>>>>

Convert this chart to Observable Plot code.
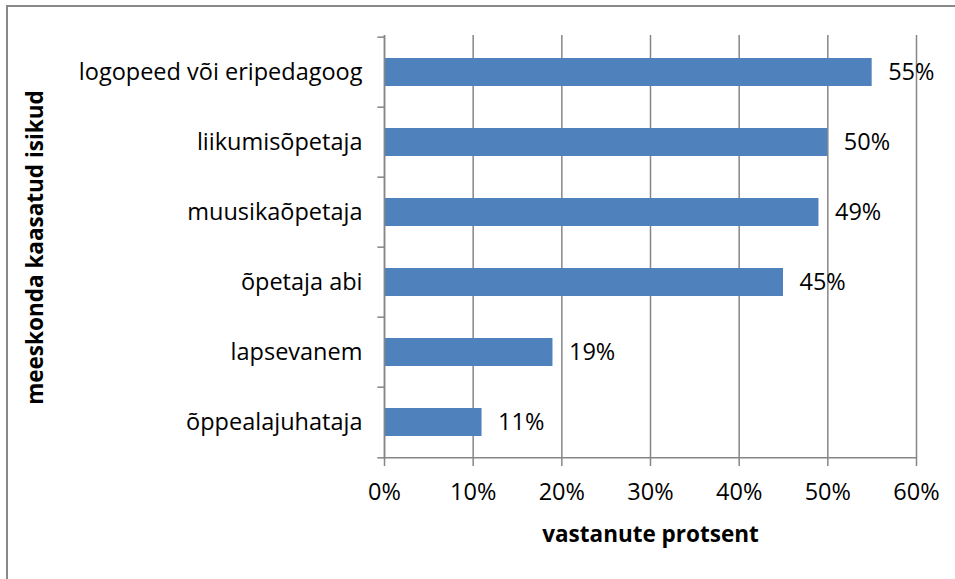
<!DOCTYPE html>
<html><head><meta charset="utf-8">
<script src="https://cdn.jsdelivr.net/npm/d3@7"></script>
<script src="https://cdn.jsdelivr.net/npm/@observablehq/plot@0.6"></script>
<style>
html,body{margin:0;padding:0;background:#fff;overflow:hidden;}
#frame{position:absolute;left:6px;top:5px;width:1000px;height:700px;border:2px solid #898989;box-sizing:border-box;pointer-events:none;}
#chart{position:absolute;left:0;top:0;}
g[aria-label="x-axis label"] text, g[aria-label="y-axis label"] text{font-weight:bold;font-size:22.5px;}
</style></head>
<body><div id="chart"></div><div id="frame"></div>
<script>
const categories = ["logopeed või eripedagoog","liikumisõpetaja","muusikaõpetaja","õpetaja abi","lapsevanem","õppealajuhataja"];
const values = [55, 50, 49, 45, 19, 11];
const xTicks = [0, 10, 20, 30, 40, 50, 60];

const data = categories.map((c, i) => ({cat: c, v: values[i]}));
const W = 955, H = 579, mT = 35, mB = 120, mL = 384, mR = 39;
const step = (H - mT - mB) / categories.length;
const grey = "#868686";
const fs = 23.5;

const chart = Plot.plot({
  width: W, height: H,
  marginTop: mT, marginBottom: mB, marginLeft: mL, marginRight: mR,
  style: {fontFamily: "'Open Sans', sans-serif", fontSize: fs + "px", color: "#000", background: "#fff", overflow: "visible"},
  x: {domain: [0, 60]},
  y: {domain: categories, paddingInner: 0.6, paddingOuter: 0.3},
  marks: [
    Plot.gridX(xTicks, {stroke: grey, strokeOpacity: 1, strokeWidth: 1.5}),
    Plot.barX(data, {x: "v", y: "cat", fill: "#4F81BD"}),
    Plot.ruleX([0], {stroke: grey, strokeWidth: 1.5}),
    Plot.ruleY([categories[categories.length-1]], {x1: 0, x2: 60, stroke: grey, strokeWidth: 1.5, dy: step/2}),
    Plot.ruleY(categories, {y: d => d, x1: -0.75, x2: 0, stroke: grey, strokeWidth: 1.5, dy: -step/2, clip: false}),
    Plot.ruleY([categories[categories.length-1]], {x1: -0.75, x2: 0, stroke: grey, strokeWidth: 1.5, dy: step/2}),
    Plot.text(data, {x: "v", y: "cat", text: d => d.v + "%", textAnchor: "start", dx: 16, fontSize: fs}),
    Plot.axisX(xTicks, {anchor: "bottom", tickSize: 7, stroke: grey, strokeWidth: 1.5, tickPadding: 17, tickFormat: d => d + "%", fontSize: fs, label: "vastanute protsent", labelAnchor: "center", labelArrow: "none", labelOffset: 82}),
    Plot.axisY({anchor: "left", tickSize: 0, tickPadding: 22, fontSize: fs, label: "meeskonda kaasatud isikud", labelAnchor: "center", labelArrow: "none", labelOffset: 357})
  ]
});
document.getElementById("chart").appendChild(chart);
</script></body></html>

<<<<

What is being asked => Reproduce the material above in full, exactly, with no images.

Output =>
Convert this chart to Observable Plot code.
<!DOCTYPE html>
<html><head><meta charset="utf-8">
<script src="https://cdn.jsdelivr.net/npm/d3@7"></script>
<script src="https://cdn.jsdelivr.net/npm/@observablehq/plot@0.6"></script>
<style>
html,body{margin:0;padding:0;background:#fff;overflow:hidden;}
#frame{position:absolute;left:6px;top:5px;width:1000px;height:700px;border:2px solid #898989;box-sizing:border-box;pointer-events:none;}
#chart{position:absolute;left:0;top:0;}
g[aria-label="x-axis label"] text, g[aria-label="y-axis label"] text{font-weight:bold;font-size:22.5px;}
</style></head>
<body><div id="chart"></div><div id="frame"></div>
<script>
const categories = ["logopeed või eripedagoog","liikumisõpetaja","muusikaõpetaja","õpetaja abi","lapsevanem","õppealajuhataja"];
const values = [55, 50, 49, 45, 19, 11];
const xTicks = [0, 10, 20, 30, 40, 50, 60];

const data = categories.map((c, i) => ({cat: c, v: values[i]}));
const W = 955, H = 579, mT = 35, mB = 120, mL = 384, mR = 39;
const step = (H - mT - mB) / categories.length;
const grey = "#868686";
const fs = 23.5;

const chart = Plot.plot({
  width: W, height: H,
  marginTop: mT, marginBottom: mB, marginLeft: mL, marginRight: mR,
  style: {fontFamily: "'Open Sans', sans-serif", fontSize: fs + "px", color: "#000", background: "#fff", overflow: "visible"},
  x: {domain: [0, 60]},
  y: {domain: categories, paddingInner: 0.6, paddingOuter: 0.3},
  marks: [
    Plot.gridX(xTicks, {stroke: grey, strokeOpacity: 1, strokeWidth: 1.5}),
    Plot.barX(data, {x: "v", y: "cat", fill: "#4F81BD"}),
    Plot.ruleX([0], {stroke: grey, strokeWidth: 1.5}),
    Plot.ruleY([categories[categories.length-1]], {x1: 0, x2: 60, stroke: grey, strokeWidth: 1.5, dy: step/2}),
    Plot.ruleY(categories, {y: d => d, x1: -0.75, x2: 0, stroke: grey, strokeWidth: 1.5, dy: -step/2, clip: false}),
    Plot.ruleY([categories[categories.length-1]], {x1: -0.75, x2: 0, stroke: grey, strokeWidth: 1.5, dy: step/2}),
    Plot.text(data, {x: "v", y: "cat", text: d => d.v + "%", textAnchor: "start", dx: 16, fontSize: fs}),
    Plot.axisX(xTicks, {anchor: "bottom", tickSize: 7, stroke: grey, strokeWidth: 1.5, tickPadding: 17, tickFormat: d => d + "%", fontSize: fs, label: "vastanute protsent", labelAnchor: "center", labelArrow: "none", labelOffset: 82}),
    Plot.axisY({anchor: "left", tickSize: 0, tickPadding: 22, fontSize: fs, label: "meeskonda kaasatud isikud", labelAnchor: "center", labelArrow: "none", labelOffset: 357})
  ]
});
document.getElementById("chart").appendChild(chart);
</script></body></html>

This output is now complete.